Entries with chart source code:
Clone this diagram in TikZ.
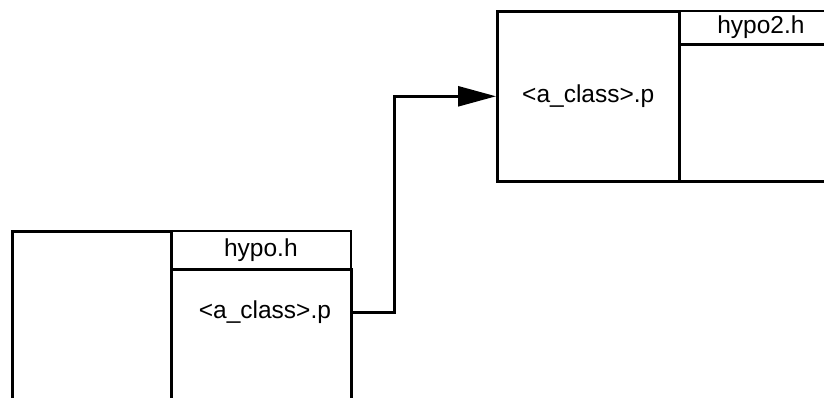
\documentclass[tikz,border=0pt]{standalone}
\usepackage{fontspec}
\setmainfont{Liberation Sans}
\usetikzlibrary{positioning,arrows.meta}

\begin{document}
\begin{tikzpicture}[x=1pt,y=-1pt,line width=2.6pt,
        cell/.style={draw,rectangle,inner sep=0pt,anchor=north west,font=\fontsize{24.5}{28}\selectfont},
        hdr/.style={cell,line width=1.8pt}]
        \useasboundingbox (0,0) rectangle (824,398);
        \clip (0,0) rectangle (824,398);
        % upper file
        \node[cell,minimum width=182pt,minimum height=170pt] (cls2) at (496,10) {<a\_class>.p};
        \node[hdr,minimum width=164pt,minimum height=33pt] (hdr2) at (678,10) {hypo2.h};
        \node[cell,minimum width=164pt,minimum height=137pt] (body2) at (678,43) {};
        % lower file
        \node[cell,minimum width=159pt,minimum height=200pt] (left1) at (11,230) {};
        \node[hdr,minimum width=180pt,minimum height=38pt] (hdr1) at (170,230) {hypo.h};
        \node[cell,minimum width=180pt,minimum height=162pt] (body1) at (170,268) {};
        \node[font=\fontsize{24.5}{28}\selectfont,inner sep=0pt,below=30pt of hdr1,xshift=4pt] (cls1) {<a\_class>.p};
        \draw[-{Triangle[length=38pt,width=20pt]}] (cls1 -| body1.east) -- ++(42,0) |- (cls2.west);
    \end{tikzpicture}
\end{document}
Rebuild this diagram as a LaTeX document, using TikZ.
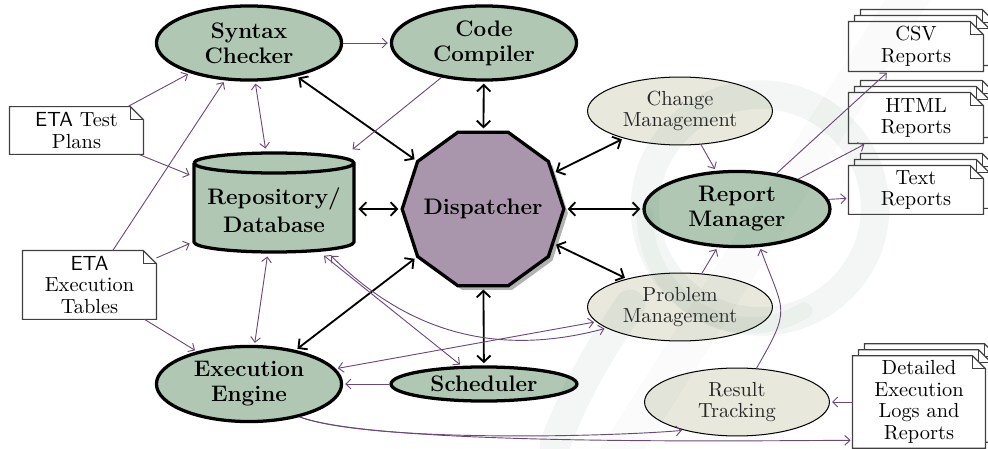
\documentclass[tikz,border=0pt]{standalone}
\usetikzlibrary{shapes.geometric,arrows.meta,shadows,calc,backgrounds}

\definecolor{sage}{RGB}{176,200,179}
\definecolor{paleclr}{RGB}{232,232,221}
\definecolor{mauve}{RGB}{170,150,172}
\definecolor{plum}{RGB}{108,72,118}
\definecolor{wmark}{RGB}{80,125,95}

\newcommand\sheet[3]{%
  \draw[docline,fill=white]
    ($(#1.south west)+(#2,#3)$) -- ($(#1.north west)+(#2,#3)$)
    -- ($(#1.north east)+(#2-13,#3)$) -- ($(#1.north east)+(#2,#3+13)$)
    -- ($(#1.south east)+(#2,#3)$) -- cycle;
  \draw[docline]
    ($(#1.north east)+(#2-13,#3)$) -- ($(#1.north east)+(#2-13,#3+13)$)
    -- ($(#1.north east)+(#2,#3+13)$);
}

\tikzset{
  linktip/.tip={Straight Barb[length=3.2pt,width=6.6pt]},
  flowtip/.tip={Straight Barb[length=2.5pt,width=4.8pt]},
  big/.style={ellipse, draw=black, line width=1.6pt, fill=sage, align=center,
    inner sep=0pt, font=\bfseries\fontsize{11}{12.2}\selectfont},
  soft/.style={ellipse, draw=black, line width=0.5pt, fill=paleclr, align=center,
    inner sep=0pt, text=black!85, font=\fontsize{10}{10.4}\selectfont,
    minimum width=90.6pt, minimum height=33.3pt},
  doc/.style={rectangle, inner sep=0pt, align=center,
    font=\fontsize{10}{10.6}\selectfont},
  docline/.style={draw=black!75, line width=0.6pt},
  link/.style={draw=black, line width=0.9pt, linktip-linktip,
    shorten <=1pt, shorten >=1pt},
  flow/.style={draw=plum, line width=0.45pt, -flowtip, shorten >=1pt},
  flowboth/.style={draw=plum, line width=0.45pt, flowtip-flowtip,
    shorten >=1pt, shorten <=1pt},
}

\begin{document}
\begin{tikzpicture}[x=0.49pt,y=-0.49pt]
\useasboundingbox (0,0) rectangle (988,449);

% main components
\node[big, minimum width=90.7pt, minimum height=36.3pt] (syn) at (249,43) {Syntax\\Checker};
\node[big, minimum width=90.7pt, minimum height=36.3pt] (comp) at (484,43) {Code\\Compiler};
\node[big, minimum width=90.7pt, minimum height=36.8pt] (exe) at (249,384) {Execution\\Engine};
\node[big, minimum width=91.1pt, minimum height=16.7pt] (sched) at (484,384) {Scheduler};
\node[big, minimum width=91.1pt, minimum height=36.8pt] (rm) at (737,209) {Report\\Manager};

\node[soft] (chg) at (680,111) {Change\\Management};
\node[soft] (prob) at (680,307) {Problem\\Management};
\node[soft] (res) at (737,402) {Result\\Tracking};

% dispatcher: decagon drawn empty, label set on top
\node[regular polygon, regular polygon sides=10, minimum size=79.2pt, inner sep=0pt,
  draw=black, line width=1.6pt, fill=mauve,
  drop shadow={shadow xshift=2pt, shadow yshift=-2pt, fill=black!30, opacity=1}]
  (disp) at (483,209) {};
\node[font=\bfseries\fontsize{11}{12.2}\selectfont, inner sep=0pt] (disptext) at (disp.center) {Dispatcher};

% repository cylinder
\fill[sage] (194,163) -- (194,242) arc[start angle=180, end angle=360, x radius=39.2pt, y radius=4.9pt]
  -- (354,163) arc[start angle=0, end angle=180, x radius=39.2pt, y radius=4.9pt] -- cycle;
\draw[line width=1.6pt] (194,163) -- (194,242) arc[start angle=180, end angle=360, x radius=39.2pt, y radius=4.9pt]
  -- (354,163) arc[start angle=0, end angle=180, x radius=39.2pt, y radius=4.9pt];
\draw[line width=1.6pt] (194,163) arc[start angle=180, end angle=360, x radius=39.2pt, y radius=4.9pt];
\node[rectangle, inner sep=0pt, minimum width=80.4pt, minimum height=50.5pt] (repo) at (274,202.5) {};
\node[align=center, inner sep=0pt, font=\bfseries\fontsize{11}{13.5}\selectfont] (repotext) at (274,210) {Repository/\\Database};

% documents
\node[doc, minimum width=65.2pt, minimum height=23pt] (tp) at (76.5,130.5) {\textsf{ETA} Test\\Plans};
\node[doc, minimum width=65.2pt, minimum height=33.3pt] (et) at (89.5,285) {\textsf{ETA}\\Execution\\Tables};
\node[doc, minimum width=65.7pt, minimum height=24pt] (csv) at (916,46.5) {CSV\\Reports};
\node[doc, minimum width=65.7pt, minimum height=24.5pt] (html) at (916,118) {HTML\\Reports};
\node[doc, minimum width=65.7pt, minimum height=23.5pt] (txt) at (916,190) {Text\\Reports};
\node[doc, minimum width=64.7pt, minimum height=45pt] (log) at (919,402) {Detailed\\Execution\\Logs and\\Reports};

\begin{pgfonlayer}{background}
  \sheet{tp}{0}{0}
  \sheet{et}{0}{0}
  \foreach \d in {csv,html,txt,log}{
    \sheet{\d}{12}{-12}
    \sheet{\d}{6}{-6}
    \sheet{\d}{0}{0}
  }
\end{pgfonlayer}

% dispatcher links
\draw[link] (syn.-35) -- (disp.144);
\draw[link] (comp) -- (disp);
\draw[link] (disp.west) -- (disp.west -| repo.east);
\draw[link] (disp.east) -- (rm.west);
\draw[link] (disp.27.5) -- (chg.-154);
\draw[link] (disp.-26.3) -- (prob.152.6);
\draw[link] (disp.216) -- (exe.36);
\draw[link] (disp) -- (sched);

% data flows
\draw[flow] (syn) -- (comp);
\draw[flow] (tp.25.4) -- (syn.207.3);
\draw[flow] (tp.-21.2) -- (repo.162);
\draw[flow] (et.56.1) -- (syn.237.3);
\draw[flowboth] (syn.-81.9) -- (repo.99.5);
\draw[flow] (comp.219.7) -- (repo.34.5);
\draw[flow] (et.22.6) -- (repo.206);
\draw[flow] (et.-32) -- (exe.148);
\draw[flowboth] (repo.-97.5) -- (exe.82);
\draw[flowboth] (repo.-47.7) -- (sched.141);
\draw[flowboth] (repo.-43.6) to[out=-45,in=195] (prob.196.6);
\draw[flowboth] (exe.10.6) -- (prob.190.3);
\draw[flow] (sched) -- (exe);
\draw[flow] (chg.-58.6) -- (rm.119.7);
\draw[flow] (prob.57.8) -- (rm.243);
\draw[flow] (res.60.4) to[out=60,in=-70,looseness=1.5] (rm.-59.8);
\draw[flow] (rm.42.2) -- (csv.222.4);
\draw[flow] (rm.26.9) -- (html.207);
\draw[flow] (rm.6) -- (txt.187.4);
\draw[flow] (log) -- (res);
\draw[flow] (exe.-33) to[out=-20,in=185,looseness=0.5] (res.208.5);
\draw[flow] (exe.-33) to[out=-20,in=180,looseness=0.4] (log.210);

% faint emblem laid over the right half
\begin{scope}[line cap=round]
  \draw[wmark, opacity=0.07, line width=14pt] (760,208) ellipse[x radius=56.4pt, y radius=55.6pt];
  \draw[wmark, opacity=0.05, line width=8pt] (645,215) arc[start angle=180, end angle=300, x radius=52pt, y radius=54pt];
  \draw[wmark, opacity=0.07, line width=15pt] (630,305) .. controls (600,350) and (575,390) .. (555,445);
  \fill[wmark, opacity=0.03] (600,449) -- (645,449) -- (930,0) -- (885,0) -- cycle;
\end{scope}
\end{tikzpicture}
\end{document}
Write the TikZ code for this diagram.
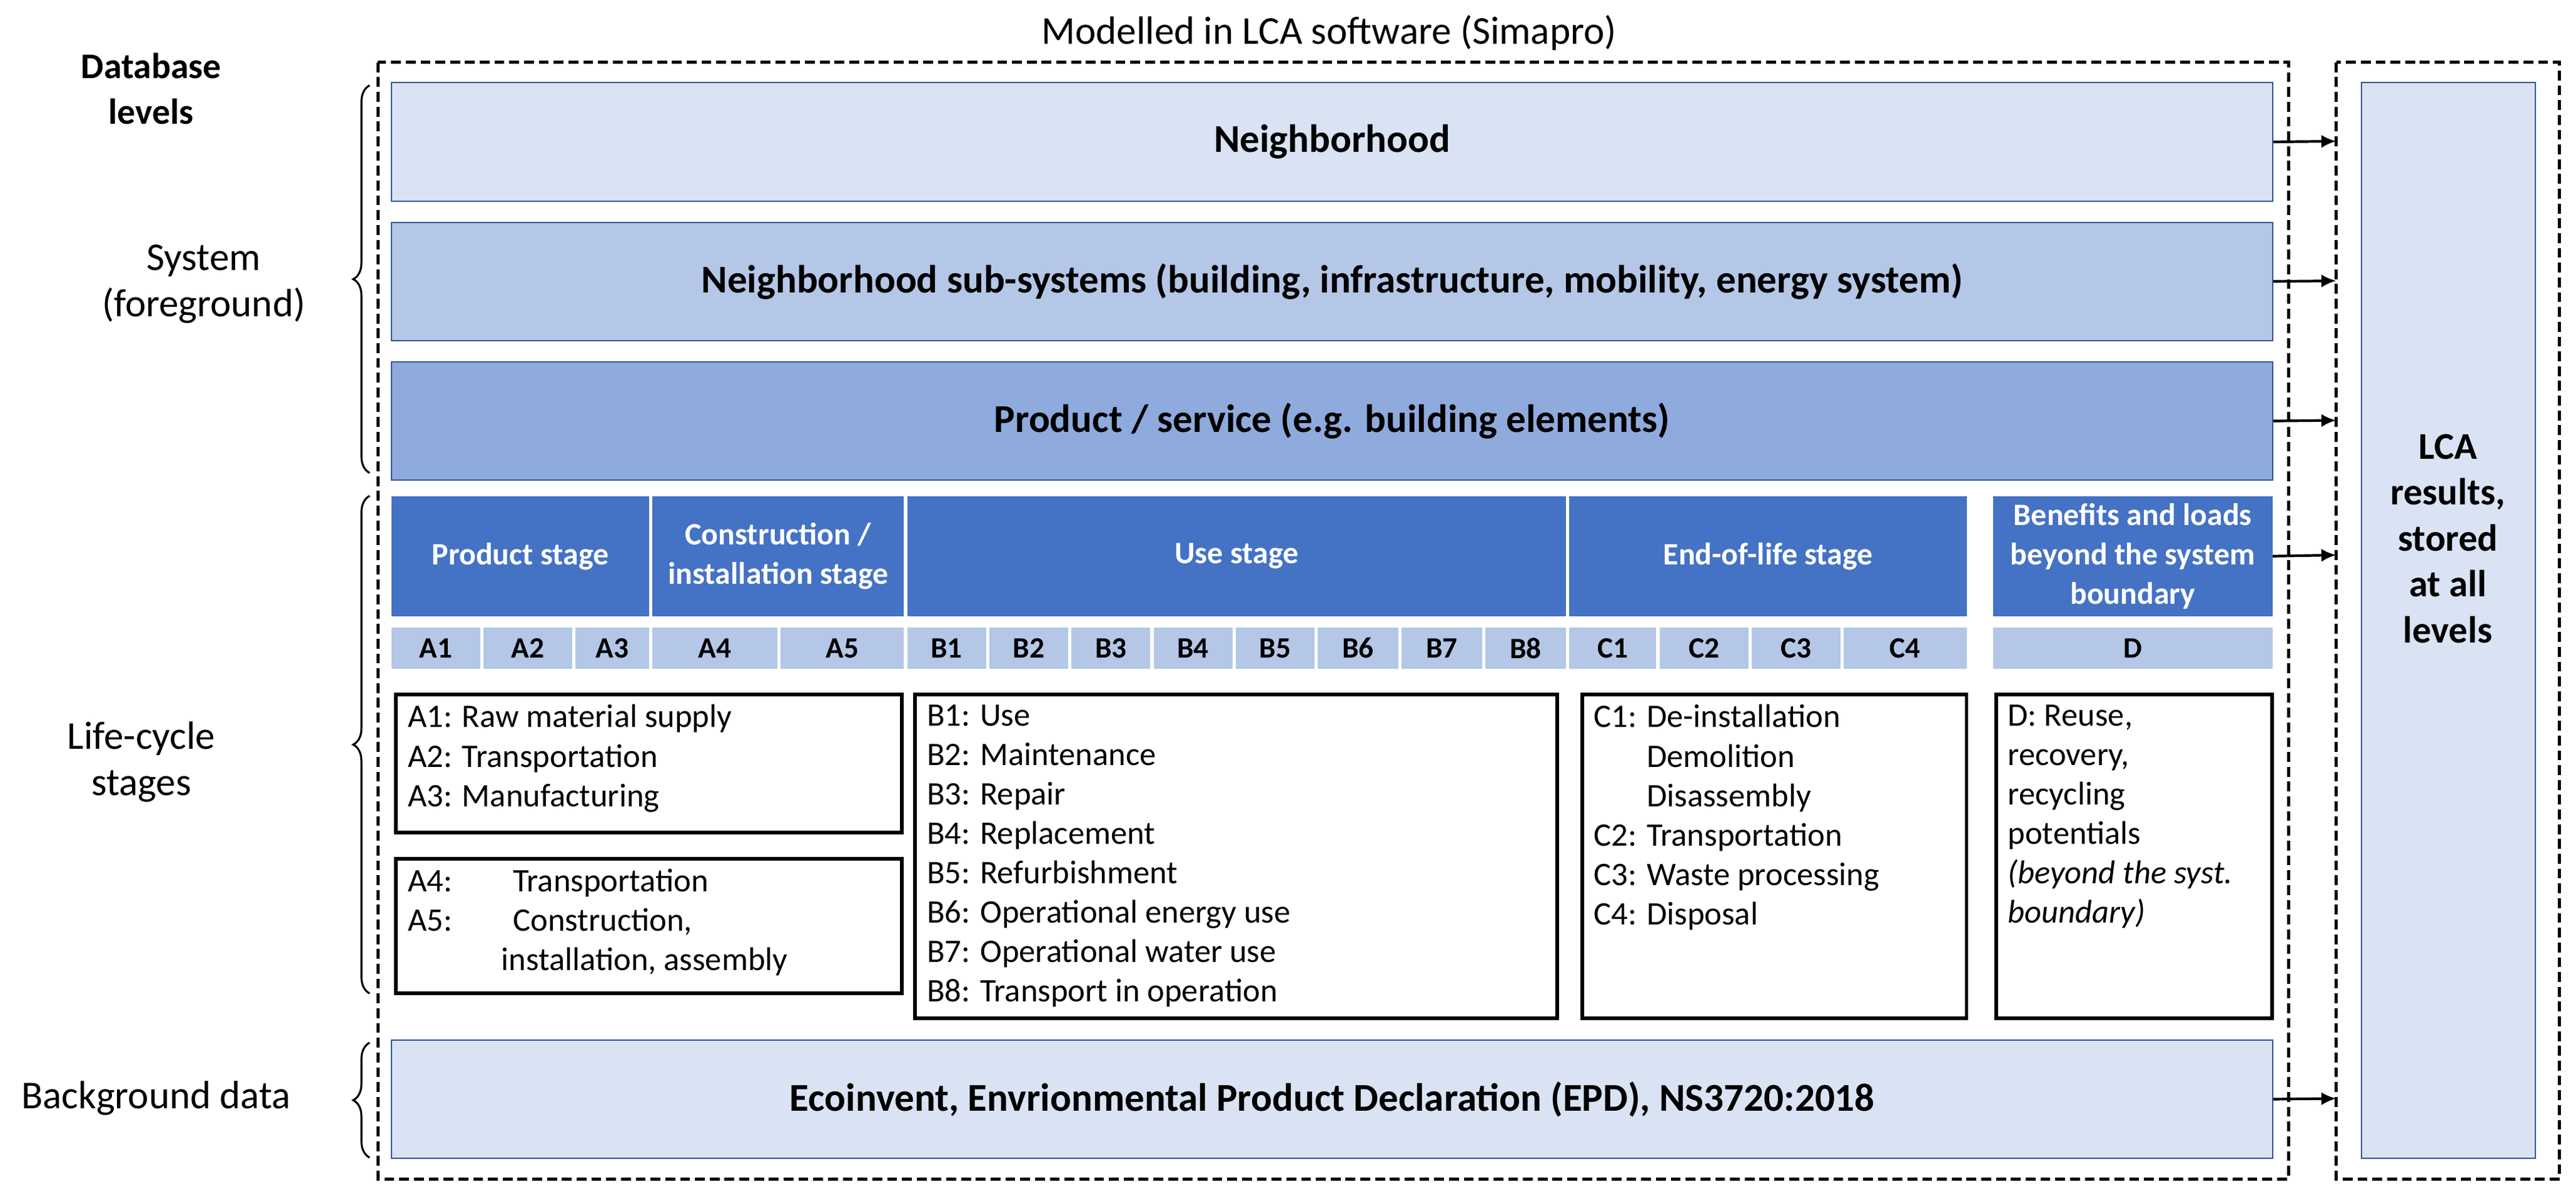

* _Given request_: Lines that hold the word "this" are the ones to return, every one of them.

* _Worked answer_:
Clone this diagram in TikZ.
Rebuild this diagram as a LaTeX document, using TikZ.
Write the TikZ code for this diagram.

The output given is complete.